● **Written task**
Leave out the pictures and retype only the lines from the opening line to the line that holds "plt.rcParams['font.family'] = ['Liberation", both ends included.

● **Collected material**

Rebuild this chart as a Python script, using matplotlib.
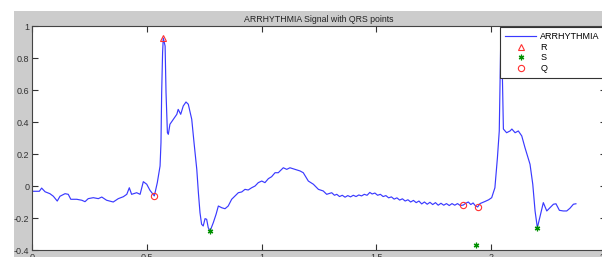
import matplotlib
matplotlib.use('Agg')
from matplotlib import pyplot as plt
from matplotlib.patches import Rectangle

plt.rcParams['font.family'] = ['Liberation Sans', 'DejaVu Sans']

# signal
t = [0.000, 0.032, 0.042, 0.057, 0.078, 0.093, 0.110, 0.122, 0.144, 0.158,
     0.169, 0.195, 0.217, 0.231, 0.245, 0.267, 0.289, 0.304, 0.325, 0.354,
     0.376, 0.398, 0.413, 0.424, 0.434, 0.456, 0.471, 0.485, 0.500, 0.514,
     0.533, 0.546, 0.558, 0.562, 0.565, 0.569, 0.572, 0.580, 0.584, 0.590,
     0.594, 0.601, 0.616, 0.631, 0.637, 0.648, 0.659, 0.671, 0.681, 0.696,
     0.706, 0.718, 0.725, 0.732, 0.739, 0.746, 0.754, 0.761, 0.768, 0.776,
     0.790, 0.802, 0.812, 0.827, 0.841, 0.855, 0.870, 0.885, 0.899, 0.914,
     0.928, 0.942, 0.957, 0.972, 0.986, 1.001, 1.015, 1.030, 1.044, 1.059,
     1.073, 1.088, 1.095, 1.110, 1.124, 1.146, 1.168, 1.182, 1.204, 1.226,
     1.248, 1.269, 1.284, 1.306, 1.318, 1.328, 1.340, 1.352, 1.364, 1.376,
     1.388, 1.400, 1.412, 1.424, 1.436, 1.448, 1.460, 1.472, 1.482, 1.494,
     1.506, 1.518, 1.530, 1.542, 1.554, 1.566, 1.578, 1.590, 1.602, 1.614,
     1.626, 1.638, 1.650, 1.662, 1.674, 1.686, 1.698, 1.710, 1.722, 1.734,
     1.746, 1.758, 1.770, 1.782, 1.794, 1.806, 1.818, 1.830, 1.842, 1.854,
     1.866, 1.879, 1.890, 1.901, 1.912, 1.922, 1.932, 1.942, 1.952, 1.962,
     1.975, 1.990, 2.003, 2.017, 2.028, 2.036, 2.044, 2.050, 2.054, 2.068,
     2.083, 2.091, 2.105, 2.119, 2.134, 2.148, 2.170, 2.182, 2.192, 2.202,
     2.214, 2.228, 2.243, 2.257, 2.272, 2.283, 2.298, 2.315, 2.330, 2.344,
     2.359, 2.370]
sig = [-0.033, -0.033, -0.013, -0.036, -0.048, -0.064, -0.094, -0.064, -0.048, -0.052,
       -0.083, -0.083, -0.089, -0.098, -0.079, -0.073, -0.079, -0.069, -0.089, -0.100,
       -0.079, -0.067, -0.052, -0.011, -0.052, -0.042, -0.052, 0.027, 0.011, -0.027,
       -0.062, 0.021, 0.125, 0.271, 0.583, 0.833, 0.925, 0.875, 0.583, 0.333,
       0.323, 0.386, 0.417, 0.448, 0.479, 0.448, 0.500, 0.525, 0.511, 0.417,
       0.271, 0.104, -0.042, -0.167, -0.239, -0.250, -0.204, -0.208, -0.261, -0.281,
       -0.229, -0.177, -0.125, -0.136, -0.142, -0.125, -0.083, -0.062, -0.042, -0.037,
       -0.021, -0.025, -0.011, 0.000, 0.021, 0.031, 0.021, 0.046, 0.058, 0.083,
       0.083, 0.104, 0.114, 0.104, 0.114, 0.104, 0.094, 0.083, 0.031, 0.011,
       -0.021, -0.031, -0.052, -0.042, -0.058, -0.052, -0.066, -0.058, -0.070, -0.060,
       -0.068, -0.058, -0.066, -0.056, -0.062, -0.052, -0.058, -0.040, -0.050, -0.044,
       -0.058, -0.052, -0.066, -0.060, -0.074, -0.068, -0.082, -0.074, -0.088, -0.080,
       -0.094, -0.086, -0.100, -0.090, -0.104, -0.094, -0.112, -0.100, -0.114, -0.102,
       -0.116, -0.104, -0.120, -0.108, -0.120, -0.110, -0.122, -0.110, -0.120, -0.110,
       -0.122, -0.119, -0.108, -0.100, -0.116, -0.106, -0.124, -0.131, -0.110, -0.104,
       -0.096, -0.086, -0.073, -0.011, 0.177, 0.344, 1.050, 0.656, 0.356, 0.333,
       0.344, 0.356, 0.333, 0.344, 0.313, 0.240, 0.136, 0.011, -0.156, -0.261,
       -0.188, -0.104, -0.156, -0.136, -0.114, -0.111, -0.152, -0.156, -0.156, -0.139,
       -0.114, -0.111]

r_t = [0.572]
r_v = [0.927]
s_t = [0.776, 1.935, 2.202]
s_v = [-0.281, -0.370, -0.261]
q_t = [0.533, 1.879, 1.942]
q_v = [-0.062, -0.119, -0.131]

xticks = [0, 0.5, 1, 1.5, 2, 2.5]
yticks = [-0.4, -0.2, 0, 0.2, 0.4, 0.6, 0.8, 1]

fig = plt.figure(figsize=(6.02, 2.57), dpi=100, facecolor='white')
fig.patches.append(Rectangle((14 / 602, 0), 1, 246 / 257, transform=fig.transFigure,
                             facecolor='#cccccc', edgecolor='none', zorder=-10))

ax = fig.add_axes([32 / 602, 7 / 257, 573.75 / 602, 224 / 257])
ax.set_facecolor('white')
ax.plot(t, sig, color='#3a3aff', lw=0.85, label='ARRHYTHMIA')
ax.plot(r_t, r_v, ls='none', marker='^', ms=5, mfc='none', mec='#ff3030', mew=0.8, label='R')
ax.plot(s_t, s_v, ls='none', marker=(6, 2, 0), ms=4, color='#009000', mew=0.9, label='S')
ax.plot(q_t, q_v, ls='none', marker='o', ms=4.5, mfc='none', mec='#ff3030', mew=0.8, label='Q')

ax.set_xlim(0, 2.5)
ax.set_ylim(-0.4, 1)
ax.set_xticks(xticks)
ax.set_yticks(yticks)
ax.set_xticklabels(['0', '0.5', '1', '1.5', '2', '2.5'])
ax.set_yticklabels(['-0.4', '-0.2', '0', '0.2', '0.4', '0.6', '0.8', '1'])
ax.tick_params(direction='in', top=True, right=True, length=4, width=0.8,
               labelsize=6.5, colors='#333333', pad=2)
for s in ax.spines.values():
    s.set_color('#444444')
    s.set_linewidth(0.8)

ax.set_title('ARRHYTHMIA Signal with QRS points', fontsize=6.3, color='#222222', pad=3)

leg = ax.legend(loc='upper right', fontsize=6.5, fancybox=False, framealpha=1,
                edgecolor='#333333', borderaxespad=0.1, handlelength=3.4,
                labelspacing=0.2, borderpad=0.55, handletextpad=0.5)
leg.get_frame().set_linewidth(0.8)

fig.savefig('out.png', dpi=100, facecolor=fig.get_facecolor())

● **Output of the task**
Rebuild this chart as a Python script, using matplotlib.
import matplotlib
matplotlib.use('Agg')
from matplotlib import pyplot as plt
from matplotlib.patches import Rectangle

plt.rcParams['font.family'] = ['Liberation Sans', 'DejaVu Sans']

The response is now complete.